No.1ベストアンサー
- 回答日時:
「アセトンは不可逆」というのが、退色しなかったのか、発色しなかったのかが
わかっていない状況ではありますが(汗)
(スピロピランには興味があったものの、直接扱ったことがないもので・・・)
スピロピラン型⇔メロシアニン型の反応が可逆的になるか不可逆的になるかは、
溶媒和による安定化の程度の違いによると思います。
<光照射をしても発色しないとしたら・・・>
溶媒和によってスピロピラン型が安定化することで両者のエネルギー差が広がり、
光照射での励起によりスピロ炭素の結合が一旦切れても、
相対的に不安定なメロシアニン型への異性化を起こさず、再結合してしまう。
<発色したまま退色しないとしたら・・・>
溶媒和でメロシアニン型が安定化することで、両者のエネルギー差が縮まり、
本来スピロピラン側に偏っていた暗所下加熱時の平衡が、
メロシアニン側に移動した。
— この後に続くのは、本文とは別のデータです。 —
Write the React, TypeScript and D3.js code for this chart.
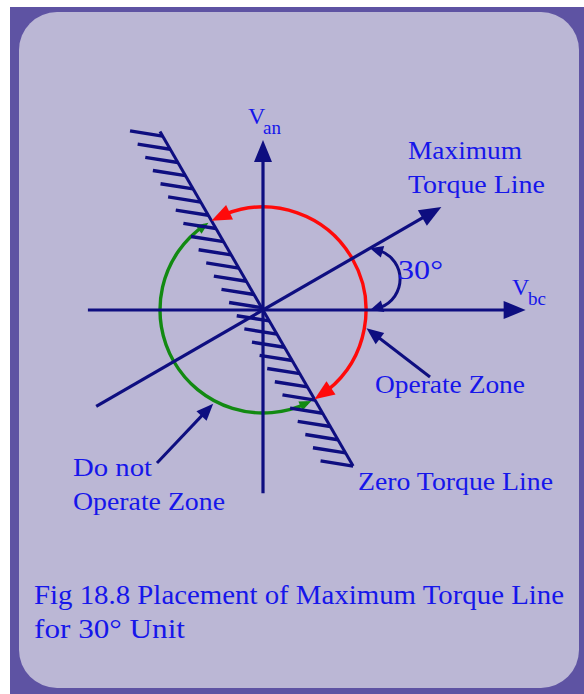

(または共存 : 吸光度としては下がるが色は残る)
> 誘電率がどう関係するのか
誘電率や双極子モーメントは、「その分子の分極状態の指標」ということになります。
アセトンと酢酸エチルは確かに似た構造(アセチル基)を持っていますが、
メチル基の超共役の違い(メチル基の数)、及びメトキシ基の酸素による電子吸引の
有無により、分子全体の分極としてはアセトンの方が大きくなります。
<アセトンの超共役>
CH3-C(=O)-CH3
↓↑
CH2・H^+=C(-O^-)-CH3
↓↑
CH3-C(-O^-)=CH2・H^+
<酢酸エチルの超共役>
CH3-C(=O)-OC2H5
↓↑
CH2・H^+=C(-O^-)-OC2H5
溶媒分子の分極が大きければ、溶質の極性基との相互作用(→溶媒効果)も
その分大きくなります。
従って、誘電率の大きいアセトンに溶解させた場合は、
スピロピラン(又はメロシアニン)への溶媒効果による安定化が大きく、
結果的に不可逆反応になった、と考えられます。